Rian Johnson did everything on purpose to fuck over JAR JAR Abrams

Rian Johnson did everything on purpose to fuck over JAR JAR Abrams
>kills snek so JJ can't asspull a throne room scene
>the first order is literally led by a cringy emo faggot
>luke is dead
>rey is an even bigger Mary Sue
>blacked with rey is denied
>leia is alive

In this thread say thanks to Rian Johnson for destroying disney wars from the inside, episode 9 will be a fucking disaster

Disney doesn't let any director go off the reservation. There's no chance anything he did wasn't pre-approved, or possibly designed, by a committee of executives.

isn't she Mexican?

She's not

who's the bitch?

Cuban

Emily Rudd

thanks... reminds me a bit of Alison Brie

Agreed.
He injected the franchise with a fast-acting neurotoxin

It's now only a matter of time before the whole thing rolls over and dies.

BASED

>mfw instead of crafting a coherent narrative between subsequent movies the directors use the world-famous IP they were given control of to shitpost at each other

It's impossible to make a coherent movie after TFA

You didnt realize that the second snoke called Kylos helmet ridiculous?

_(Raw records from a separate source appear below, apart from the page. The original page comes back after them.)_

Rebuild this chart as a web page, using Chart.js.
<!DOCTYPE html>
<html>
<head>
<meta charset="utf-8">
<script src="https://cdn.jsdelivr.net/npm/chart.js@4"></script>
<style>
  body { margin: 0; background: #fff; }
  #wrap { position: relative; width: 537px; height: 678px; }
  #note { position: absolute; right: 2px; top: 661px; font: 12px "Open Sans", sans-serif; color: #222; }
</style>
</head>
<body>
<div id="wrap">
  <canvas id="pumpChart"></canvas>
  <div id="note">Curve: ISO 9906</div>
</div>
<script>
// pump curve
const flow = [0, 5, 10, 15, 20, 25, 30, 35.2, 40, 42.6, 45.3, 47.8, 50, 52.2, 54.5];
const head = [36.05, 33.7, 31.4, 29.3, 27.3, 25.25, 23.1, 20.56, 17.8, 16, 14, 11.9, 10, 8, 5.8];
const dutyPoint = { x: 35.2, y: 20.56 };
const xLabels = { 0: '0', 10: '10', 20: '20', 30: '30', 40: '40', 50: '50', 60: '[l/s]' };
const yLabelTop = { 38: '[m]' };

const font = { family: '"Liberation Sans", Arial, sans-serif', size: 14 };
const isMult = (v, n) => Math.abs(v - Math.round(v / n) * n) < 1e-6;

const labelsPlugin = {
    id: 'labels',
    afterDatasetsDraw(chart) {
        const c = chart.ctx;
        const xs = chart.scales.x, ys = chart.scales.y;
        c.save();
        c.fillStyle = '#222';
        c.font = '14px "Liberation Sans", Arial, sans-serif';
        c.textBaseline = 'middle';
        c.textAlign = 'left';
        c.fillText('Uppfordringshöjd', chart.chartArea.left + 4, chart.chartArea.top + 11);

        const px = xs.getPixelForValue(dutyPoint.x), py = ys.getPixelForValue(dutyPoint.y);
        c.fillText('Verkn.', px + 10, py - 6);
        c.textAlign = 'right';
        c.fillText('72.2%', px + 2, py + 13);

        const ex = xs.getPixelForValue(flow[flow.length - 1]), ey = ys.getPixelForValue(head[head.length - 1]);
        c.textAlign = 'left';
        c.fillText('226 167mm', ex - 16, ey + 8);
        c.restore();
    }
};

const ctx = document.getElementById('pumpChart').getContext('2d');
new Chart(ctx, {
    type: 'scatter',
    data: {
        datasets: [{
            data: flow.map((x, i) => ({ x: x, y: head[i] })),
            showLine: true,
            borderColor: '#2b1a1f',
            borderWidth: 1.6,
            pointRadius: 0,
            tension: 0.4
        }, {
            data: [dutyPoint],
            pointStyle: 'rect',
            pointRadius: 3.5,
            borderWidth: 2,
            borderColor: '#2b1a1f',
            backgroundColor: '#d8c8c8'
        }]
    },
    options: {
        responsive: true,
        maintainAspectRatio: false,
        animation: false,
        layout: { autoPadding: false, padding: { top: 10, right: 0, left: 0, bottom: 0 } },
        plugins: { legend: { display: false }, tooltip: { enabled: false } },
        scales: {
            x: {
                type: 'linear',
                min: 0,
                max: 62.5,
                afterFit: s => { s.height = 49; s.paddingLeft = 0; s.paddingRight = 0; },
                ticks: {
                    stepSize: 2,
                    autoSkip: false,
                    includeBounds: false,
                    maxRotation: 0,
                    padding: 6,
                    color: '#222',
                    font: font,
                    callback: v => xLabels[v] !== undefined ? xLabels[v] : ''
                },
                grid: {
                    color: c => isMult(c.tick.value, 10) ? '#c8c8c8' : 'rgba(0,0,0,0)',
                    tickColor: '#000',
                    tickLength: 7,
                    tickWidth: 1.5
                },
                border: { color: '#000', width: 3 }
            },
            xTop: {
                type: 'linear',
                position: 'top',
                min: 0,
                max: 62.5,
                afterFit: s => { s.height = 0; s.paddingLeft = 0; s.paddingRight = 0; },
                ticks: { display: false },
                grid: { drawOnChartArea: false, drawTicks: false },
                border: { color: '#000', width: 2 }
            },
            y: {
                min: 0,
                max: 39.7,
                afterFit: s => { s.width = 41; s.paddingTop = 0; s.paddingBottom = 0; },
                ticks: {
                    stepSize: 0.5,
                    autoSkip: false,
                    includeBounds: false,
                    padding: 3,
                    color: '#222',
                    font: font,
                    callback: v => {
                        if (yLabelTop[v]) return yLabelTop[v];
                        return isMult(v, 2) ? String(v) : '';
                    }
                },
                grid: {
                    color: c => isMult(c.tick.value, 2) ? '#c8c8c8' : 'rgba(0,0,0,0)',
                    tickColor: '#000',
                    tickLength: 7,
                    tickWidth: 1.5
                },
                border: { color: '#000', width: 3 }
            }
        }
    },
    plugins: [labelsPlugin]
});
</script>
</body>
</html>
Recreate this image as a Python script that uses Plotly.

That was basically a fuck you from one director to the other.

Stage 3: Bargaining

That was the fuck you?
I thought the fuck you was Luke telling Rey everything was bullshit while Han had said it was all true.

I actually liked that. Basically called him and emo fag just like the internet.

To be fair, it is ridiculous.

>episode 9 will be a fucking disaster
Says the increasingly nervous fanboy for the 5th time this week

>tfw if JJ directed Episode 8, we could have actually had Star Kino
FUUUU

>>leia is alive
wait so the only character they actually HAD TO kill off remains but everyone else dies?
fucking
what

Disney wanted to use Leia as the main character in Episode 9 and possibly have her be a real powerful female Jedi but Carrie cucked them by dying and now since they killed off both Han and Luke, they done fucked up.

Thank you Rian. Destroy Disney properties for the greater good.

I thought it was ADA at first, who is also cuban. Does Cuba produce literal goddesses?

giv jew gf

that girl IS a jewess

actually hilarious and well played, if factual

>rey is an even bigger Mary Sue
her big moment was moving rocks and nearly killing her only possible teacher if anything he nerfed her into the ground

:)

jj just shit into a bucket and handed it to rian and he tried to make a fucking teacup dammit give him some credit

>Disney doesn't let any director go off the reservation. There's no chance anything he did wasn't pre-approved, or possibly designed, by a committee of executives.

I hate to admit it, but this. I wish we had JJ dead to rights to try to make an original movie and reveal himself to be a total hack, but we know disney has a planned contingency.